In reactie op de vraag van de fractie van het CDA wijst de indiener erop dat dit wetsvoorstel voor een betere afspiegeling van de bevolking zal leiden dan het geval zou zijn geweest indien de door het kabinet Rutte I voorgenomen reductie met een kwart van het aantal raadsleden zou hebben plaatsgevonden. Voor het overige verwijst hij naar de antwoorden van de fracties van D66 en SGP hierboven.
De indiener hoopt dat deze wet in de Staten-Generaal kan worden vastgesteld voor de zomer van 2013, zodat politieke partijen hier tijdig bij het voorbereiden van de verkiezingen rekening mee kunnen houden.
Tegelijkertijd met deze nota naar aanleiding van het verslag, zal er zal een nota van wijziging worden ingediend waarmee wordt beoogd dat het aantal wethouders zal worden uitgedrukt in een getal voor elke inwonercategorie in plaats van in een percentage van het aantal wethouders.

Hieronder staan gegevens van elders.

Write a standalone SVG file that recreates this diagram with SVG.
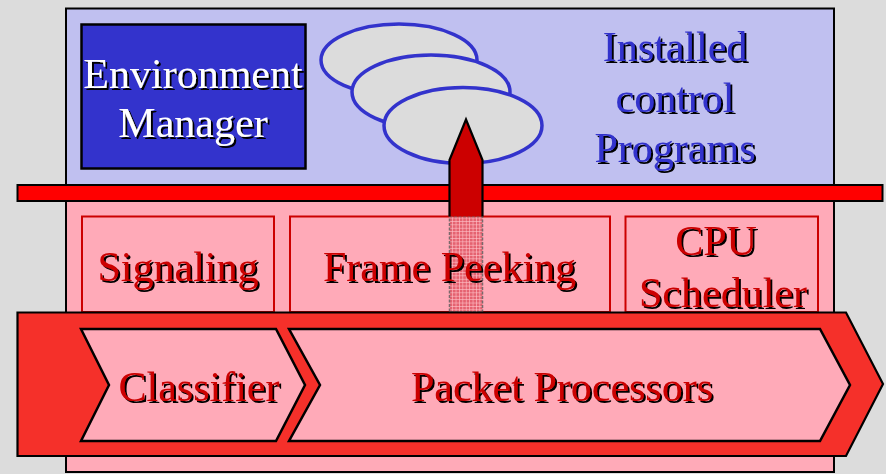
<svg xmlns="http://www.w3.org/2000/svg" width="886" height="474" viewBox="0 0 886 474">
  <style>
    .lbl { font-size: 42px; text-anchor: middle; filter: url(#shadow); }
    .white { fill: #ffffff; }
    .blue { fill: #3333cc; }
    .red { fill: #cc0000; }
    .panel { stroke: #000; stroke-width: 2; }
    .module { fill: #ffaab8; stroke: #cc0000; stroke-width: 2; }
    .stage { fill: #ffaab8; stroke: #000; stroke-width: 2.5; stroke-linejoin: miter; }
    .prog { fill: #dcdcdc; stroke: #3333cc; stroke-width: 3.5; }
  </style>
  <defs>
    <!-- hard black drop shadow behind lettering -->
    <filter id="shadow" x="-10%" y="-20%" width="120%" height="140%">
      <feOffset in="SourceAlpha" dx="1.8" dy="1.8" result="off"/>
      <feFlood flood-color="#000"/>
      <feComposite in2="off" operator="in" result="sh"/>
      <feMerge>
        <feMergeNode in="sh"/>
        <feMergeNode in="SourceGraphic"/>
      </feMerge>
    </filter>
    <pattern id="grid" width="3.4" height="3.4" patternUnits="userSpaceOnUse">
      <rect width="3.4" height="3.4" fill="#e05563"/>
      <path d="M0 0.3H3.4M0.3 0V3.4" stroke="#ffc6cc" stroke-width="0.7"/>
    </pattern>
  </defs>

  <!-- backdrop -->
  <rect width="886" height="474" fill="#dcdcdc"/>

  <!-- control layer -->
  <g id="control-layer">
    <rect x="66" y="8.5" width="768" height="177" fill="#c0c0f0" class="panel"/>
  </g>

  <!-- data layer -->
  <g id="data-layer">
    <rect x="66" y="200" width="768" height="272" fill="#ffaab8" class="panel"/>
  </g>

  <!-- interface bar between layers -->
  <g id="interface-bar">
    <rect x="17.5" y="185" width="865" height="16" fill="#ff0000" stroke="#000" stroke-width="2"/>
  </g>

  <!-- environment manager -->
  <g id="environment-manager">
    <rect x="81.5" y="24.5" width="224" height="144" fill="#3333cc" stroke="#000" stroke-width="2.5"/>
    <text class="lbl white" x="193" y="88" style="font-family: 'Liberation Serif', serif">Environment</text>
    <text class="lbl white" x="193" y="137" style="font-family: 'Liberation Serif', serif">Manager</text>
  </g>

  <!-- installed control programs -->
  <g id="programs">
    <ellipse class="prog" cx="399" cy="60" rx="78" ry="36"/>
    <ellipse class="prog" cx="431" cy="92" rx="79" ry="37"/>
    <ellipse class="prog" cx="463" cy="125.5" rx="79" ry="38"/>
  </g>

  <g id="programs-label">
    <text class="lbl blue" x="675" y="61" style="font-family: 'Liberation Serif', serif">Installed</text>
    <text class="lbl blue" x="675" y="112" style="font-family: 'Liberation Serif', serif">control</text>
    <text class="lbl blue" x="675" y="162" style="font-family: 'Liberation Serif', serif">Programs</text>
  </g>

  <!-- module boxes -->
  <g id="signaling">
    <rect class="module" x="82" y="216.5" width="192" height="95.5"/>
  </g>
  <g id="frame-peeking">
    <rect class="module" x="290" y="216.5" width="320" height="95.5"/>
  </g>
  <g id="cpu-scheduler">
    <rect class="module" x="625.5" y="216.5" width="192.5" height="95.5"/>
  </g>

  <!-- peek path from the data layer up to the programs -->
  <g id="connectors">
    <rect x="449.5" y="216.5" width="33" height="95.5" fill="url(#grid)" fill-opacity="0.85" stroke="#7a6a6c" stroke-width="1.5" stroke-dasharray="3 1.5"/>
    <path d="M449.5 216.5V160L466 119.5L482.5 160V216.5" fill="#cc0000" stroke="#000" stroke-width="2.2" stroke-linejoin="miter"/>
  </g>

  <!-- module labels -->
  <g id="module-labels">
    <text class="lbl red" x="178" y="281" style="font-family: 'Liberation Serif', serif">Signaling</text>
    <text class="lbl red" x="449.5" y="281" style="font-family: 'Liberation Serif', serif">Frame Peeking</text>
    <text class="lbl red" x="716" y="255" style="font-family: 'Liberation Serif', serif">CPU</text>
    <text class="lbl red" x="723" y="307" style="font-family: 'Liberation Serif', serif">Scheduler</text>
  </g>

  <!-- packet pipeline -->
  <g id="pipeline">
    <path d="M17.5 312.5H846L883 384L846 456H17.5Z" fill="#f5302a" stroke="#000" stroke-width="2.2"/>
  </g>

  <g id="classifier">
    <path class="stage" d="M81 329H276L305 385L276 441H81L109 385Z"/>
    <text class="lbl red" x="199" y="401" style="font-family: 'Liberation Serif', serif">Classifier</text>
  </g>

  <g id="packet-processors">
    <path class="stage" d="M289 329H820L850 385L820 441H289L320 385Z"/>
    <text class="lbl red" x="562" y="401" style="font-family: 'Liberation Serif', serif">Packet Processors</text>
  </g>
</svg>
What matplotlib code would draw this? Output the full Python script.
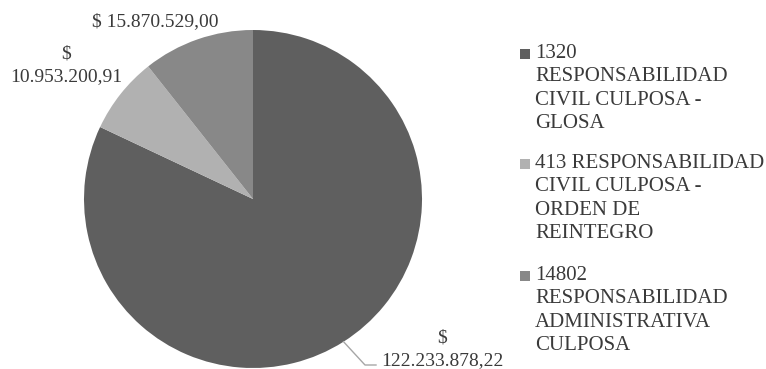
"""Pie chart of amounts by type of liability process."""
import matplotlib.pyplot as plt
import numpy as np
from matplotlib.patches import Rectangle

categories = [
    "1320\nRESPONSABILIDAD\nCIVIL CULPOSA -\nGLOSA",
    "413 RESPONSABILIDAD\nCIVIL CULPOSA -\nORDEN DE\nREINTEGRO",
    "14802\nRESPONSABILIDAD\nADMINISTRATIVA\nCULPOSA",
]
amounts = [122233878.22, 10953200.91, 15870529.00]
value_labels = ["$\n122.233.878,22", "$\n10.953.200,91", "$ 15.870.529,00"]
colors = ["#5f5f5f", "#b1b1b1", "#888888"]

W, H = 766, 369
TEXT_COLOR = "#3a3a3a"
LINE_PX = 23.3  # distance between text lines, pixels

fig = plt.figure(figsize=(W / 100, H / 100), dpi=100)

# pie centre and radius in pixels
cx, cy, r = 253, 199, 169
ax = fig.add_axes([(cx - r) / W, (H - cy - r) / H, 2 * r / W, 2 * r / H])
wedges, _ = ax.pie(
    amounts,
    colors=colors,
    startangle=90,
    counterclock=False,
    radius=1.0,
    wedgeprops=dict(linewidth=0),
)
ax.set_xlim(-1, 1)
ax.set_ylim(-1, 1)
ax.set_aspect("equal")
ax.axis("off")


def px(x, y):
    """Pixel position (top-left origin) to figure fraction."""
    return x / W, 1 - y / H


def stacked_text(x, first_baseline, text, ha, size):
    """Draw text one line at a time from the first line's baseline."""
    for i, line in enumerate(text.split("\n")):
        fig.text(*px(x, first_baseline + i * LINE_PX), line, ha=ha,
                 va="baseline", family="Liberation Serif", size=size,
                 color=TEXT_COLOR)


# value labels, baseline of first line in pixels
label_pos = [(442, 342), (66, 58), (155, 26)]
for text, (lx, ly) in zip(value_labels, label_pos):
    stacked_text(lx, ly, text, "center", 14)

# leader line for the large slice
w = wedges[0]
mid = np.deg2rad((w.theta1 + w.theta2) / 2)
x0, y0 = cx + r * np.cos(mid), cy - r * np.sin(mid)
fig.add_artist(plt.Line2D(
    [x0 / W, 365 / W, 376 / W],
    [1 - y0 / H, 1 - 365 / H, 1 - 365 / H],
    color="#a6a6a6", linewidth=1.0,
))

# legend drawn by hand so the swatch sits on the first line
entry_baselines = [58, 168, 280]
for color, text, base in zip(colors, categories, entry_baselines):
    fig.add_artist(Rectangle(px(520, base + 1), 10 / W, 10 / H,
                             transform=fig.transFigure, color=color,
                             linewidth=0))
    stacked_text(535, base, text, "left", 15)

fig.savefig("out.png", dpi=100)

Het wetsvoorstel beoogt een correctie van een onbedoeld gevolg van de dualiseringscorrectie uit 2002 en niet primair een bezuiniging. De indiener heeft kennis genomen van het voornemen van de coalitie in het Regeerakkoord om de besparing van 18 miljoen euro niet ten goede te laten komen aan het Gemeentefonds om bijvoorbeeld te investeren in de professionalisering van gemeenteraden. Dit wetsvoorstel regelt strikt genomen niet de uitname uit het Gemeentefonds die verband houdt met deze beperking van het aantal gemeenteraadsleden. De indiener is geen voorstander van verlaging van de vergoeding van gemeenteraadsleden zoals bepleit door de fractie van de SP, mede omdat zijn voorstel niet primair is in ingegeven door bezuinigingsoverwegingen en ook omdat naar zijn mening een verlaging van de vergoeding de verhouding tussen de ervaren werkdruk en gewerkt aantal uren enerzijds en de vergoeding anderzijds, scheef zou trekken. Vanuit kleinere gemeenten wordt zelfs regelmatig aandacht gevraagd voor de naar verhouding te lage vergoeding voor raadsleden.